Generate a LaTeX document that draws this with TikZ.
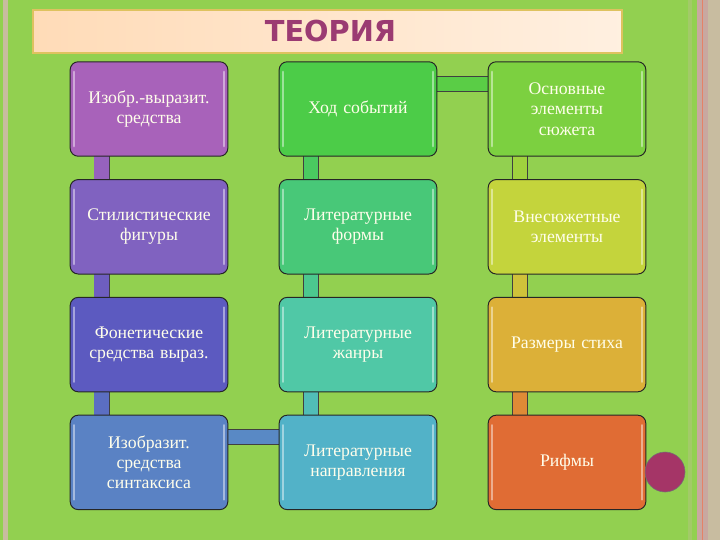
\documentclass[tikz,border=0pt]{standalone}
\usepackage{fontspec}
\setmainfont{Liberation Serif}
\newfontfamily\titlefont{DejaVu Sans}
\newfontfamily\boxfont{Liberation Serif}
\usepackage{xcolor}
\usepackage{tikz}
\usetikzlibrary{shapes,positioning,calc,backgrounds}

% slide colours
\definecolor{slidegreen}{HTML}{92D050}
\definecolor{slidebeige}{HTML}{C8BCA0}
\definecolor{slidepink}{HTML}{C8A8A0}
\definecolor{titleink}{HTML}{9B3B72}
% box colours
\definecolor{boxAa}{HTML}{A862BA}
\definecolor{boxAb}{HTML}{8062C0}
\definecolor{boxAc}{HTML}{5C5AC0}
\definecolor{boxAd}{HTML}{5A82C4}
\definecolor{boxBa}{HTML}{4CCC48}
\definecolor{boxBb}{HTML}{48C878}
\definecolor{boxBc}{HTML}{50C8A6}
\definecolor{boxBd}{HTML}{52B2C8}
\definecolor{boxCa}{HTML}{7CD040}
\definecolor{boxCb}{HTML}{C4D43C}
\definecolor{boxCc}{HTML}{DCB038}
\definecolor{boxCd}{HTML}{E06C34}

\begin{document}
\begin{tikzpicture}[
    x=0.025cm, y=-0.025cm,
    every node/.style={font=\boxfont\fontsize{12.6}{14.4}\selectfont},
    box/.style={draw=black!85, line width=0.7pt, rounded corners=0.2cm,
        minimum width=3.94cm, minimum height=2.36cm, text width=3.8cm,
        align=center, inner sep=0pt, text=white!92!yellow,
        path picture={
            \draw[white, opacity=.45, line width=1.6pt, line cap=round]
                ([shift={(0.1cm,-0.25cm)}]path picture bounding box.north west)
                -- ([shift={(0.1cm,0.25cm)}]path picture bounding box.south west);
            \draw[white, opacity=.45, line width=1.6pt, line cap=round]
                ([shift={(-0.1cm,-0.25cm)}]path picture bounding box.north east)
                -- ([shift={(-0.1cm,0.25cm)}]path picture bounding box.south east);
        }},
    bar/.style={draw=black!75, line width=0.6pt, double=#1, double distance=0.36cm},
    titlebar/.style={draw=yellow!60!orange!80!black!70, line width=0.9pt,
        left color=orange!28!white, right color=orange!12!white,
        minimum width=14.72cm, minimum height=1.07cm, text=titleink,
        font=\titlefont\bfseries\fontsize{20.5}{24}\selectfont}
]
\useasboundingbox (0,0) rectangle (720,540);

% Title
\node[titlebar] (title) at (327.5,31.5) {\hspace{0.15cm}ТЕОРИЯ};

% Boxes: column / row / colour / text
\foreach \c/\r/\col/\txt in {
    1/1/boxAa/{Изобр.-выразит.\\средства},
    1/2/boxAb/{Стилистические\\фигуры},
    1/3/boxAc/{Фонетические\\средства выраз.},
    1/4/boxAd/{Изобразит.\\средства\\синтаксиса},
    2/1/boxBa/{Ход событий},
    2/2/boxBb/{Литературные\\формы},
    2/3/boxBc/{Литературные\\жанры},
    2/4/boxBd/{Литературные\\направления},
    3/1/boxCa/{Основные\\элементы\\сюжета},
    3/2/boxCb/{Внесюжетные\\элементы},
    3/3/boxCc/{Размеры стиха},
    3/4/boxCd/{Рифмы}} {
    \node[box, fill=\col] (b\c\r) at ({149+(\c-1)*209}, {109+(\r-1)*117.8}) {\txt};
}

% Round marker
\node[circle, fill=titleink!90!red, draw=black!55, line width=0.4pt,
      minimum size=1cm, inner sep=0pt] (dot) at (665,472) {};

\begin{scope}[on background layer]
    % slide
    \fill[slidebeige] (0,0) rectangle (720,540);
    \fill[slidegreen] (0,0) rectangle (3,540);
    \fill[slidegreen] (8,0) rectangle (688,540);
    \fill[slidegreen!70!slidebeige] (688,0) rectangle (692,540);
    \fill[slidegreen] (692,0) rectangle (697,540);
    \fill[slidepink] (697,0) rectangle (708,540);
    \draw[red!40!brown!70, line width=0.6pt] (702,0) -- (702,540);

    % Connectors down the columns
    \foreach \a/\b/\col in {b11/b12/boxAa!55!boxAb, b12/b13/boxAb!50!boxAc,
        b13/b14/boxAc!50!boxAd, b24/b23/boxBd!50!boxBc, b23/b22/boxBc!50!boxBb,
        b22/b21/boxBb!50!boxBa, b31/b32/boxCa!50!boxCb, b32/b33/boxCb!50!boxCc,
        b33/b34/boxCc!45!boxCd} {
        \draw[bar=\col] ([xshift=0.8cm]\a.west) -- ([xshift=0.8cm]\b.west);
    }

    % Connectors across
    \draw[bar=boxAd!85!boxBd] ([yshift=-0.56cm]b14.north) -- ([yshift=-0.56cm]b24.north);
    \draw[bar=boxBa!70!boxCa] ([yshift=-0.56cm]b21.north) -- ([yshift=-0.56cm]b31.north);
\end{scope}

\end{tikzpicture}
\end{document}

┄┄┄┄┄┄

> **What to produce**
Transcribe the listing in full. Omit the pictures and keep every line exact.

> **Output**
Generate a LaTeX document that draws this with TikZ.
\documentclass[tikz,border=0pt]{standalone}
\usepackage{fontspec}
\setmainfont{Liberation Serif}
\newfontfamily\titlefont{DejaVu Sans}
\newfontfamily\boxfont{Liberation Serif}
\usepackage{xcolor}
\usepackage{tikz}
\usetikzlibrary{shapes,positioning,calc,backgrounds}

% slide colours
\definecolor{slidegreen}{HTML}{92D050}
\definecolor{slidebeige}{HTML}{C8BCA0}
\definecolor{slidepink}{HTML}{C8A8A0}
\definecolor{titleink}{HTML}{9B3B72}
% box colours
\definecolor{boxAa}{HTML}{A862BA}
\definecolor{boxAb}{HTML}{8062C0}
\definecolor{boxAc}{HTML}{5C5AC0}
\definecolor{boxAd}{HTML}{5A82C4}
\definecolor{boxBa}{HTML}{4CCC48}
\definecolor{boxBb}{HTML}{48C878}
\definecolor{boxBc}{HTML}{50C8A6}
\definecolor{boxBd}{HTML}{52B2C8}
\definecolor{boxCa}{HTML}{7CD040}
\definecolor{boxCb}{HTML}{C4D43C}
\definecolor{boxCc}{HTML}{DCB038}
\definecolor{boxCd}{HTML}{E06C34}

\begin{document}
\begin{tikzpicture}[
    x=0.025cm, y=-0.025cm,
    every node/.style={font=\boxfont\fontsize{12.6}{14.4}\selectfont},
    box/.style={draw=black!85, line width=0.7pt, rounded corners=0.2cm,
        minimum width=3.94cm, minimum height=2.36cm, text width=3.8cm,
        align=center, inner sep=0pt, text=white!92!yellow,
        path picture={
            \draw[white, opacity=.45, line width=1.6pt, line cap=round]
                ([shift={(0.1cm,-0.25cm)}]path picture bounding box.north west)
                -- ([shift={(0.1cm,0.25cm)}]path picture bounding box.south west);
            \draw[white, opacity=.45, line width=1.6pt, line cap=round]
                ([shift={(-0.1cm,-0.25cm)}]path picture bounding box.north east)
                -- ([shift={(-0.1cm,0.25cm)}]path picture bounding box.south east);
        }},
    bar/.style={draw=black!75, line width=0.6pt, double=#1, double distance=0.36cm},
    titlebar/.style={draw=yellow!60!orange!80!black!70, line width=0.9pt,
        left color=orange!28!white, right color=orange!12!white,
        minimum width=14.72cm, minimum height=1.07cm, text=titleink,
        font=\titlefont\bfseries\fontsize{20.5}{24}\selectfont}
]
\useasboundingbox (0,0) rectangle (720,540);

% Title
\node[titlebar] (title) at (327.5,31.5) {\hspace{0.15cm}ТЕОРИЯ};

% Boxes: column / row / colour / text
\foreach \c/\r/\col/\txt in {
    1/1/boxAa/{Изобр.-выразит.\\средства},
    1/2/boxAb/{Стилистические\\фигуры},
    1/3/boxAc/{Фонетические\\средства выраз.},
    1/4/boxAd/{Изобразит.\\средства\\синтаксиса},
    2/1/boxBa/{Ход событий},
    2/2/boxBb/{Литературные\\формы},
    2/3/boxBc/{Литературные\\жанры},
    2/4/boxBd/{Литературные\\направления},
    3/1/boxCa/{Основные\\элементы\\сюжета},
    3/2/boxCb/{Внесюжетные\\элементы},
    3/3/boxCc/{Размеры стиха},
    3/4/boxCd/{Рифмы}} {
    \node[box, fill=\col] (b\c\r) at ({149+(\c-1)*209}, {109+(\r-1)*117.8}) {\txt};
}

% Round marker
\node[circle, fill=titleink!90!red, draw=black!55, line width=0.4pt,
      minimum size=1cm, inner sep=0pt] (dot) at (665,472) {};

\begin{scope}[on background layer]
    % slide
    \fill[slidebeige] (0,0) rectangle (720,540);
    \fill[slidegreen] (0,0) rectangle (3,540);
    \fill[slidegreen] (8,0) rectangle (688,540);
    \fill[slidegreen!70!slidebeige] (688,0) rectangle (692,540);
    \fill[slidegreen] (692,0) rectangle (697,540);
    \fill[slidepink] (697,0) rectangle (708,540);
    \draw[red!40!brown!70, line width=0.6pt] (702,0) -- (702,540);

    % Connectors down the columns
    \foreach \a/\b/\col in {b11/b12/boxAa!55!boxAb, b12/b13/boxAb!50!boxAc,
        b13/b14/boxAc!50!boxAd, b24/b23/boxBd!50!boxBc, b23/b22/boxBc!50!boxBb,
        b22/b21/boxBb!50!boxBa, b31/b32/boxCa!50!boxCb, b32/b33/boxCb!50!boxCc,
        b33/b34/boxCc!45!boxCd} {
        \draw[bar=\col] ([xshift=0.8cm]\a.west) -- ([xshift=0.8cm]\b.west);
    }

    % Connectors across
    \draw[bar=boxAd!85!boxBd] ([yshift=-0.56cm]b14.north) -- ([yshift=-0.56cm]b24.north);
    \draw[bar=boxBa!70!boxCa] ([yshift=-0.56cm]b21.north) -- ([yshift=-0.56cm]b31.north);
\end{scope}

\end{tikzpicture}
\end{document}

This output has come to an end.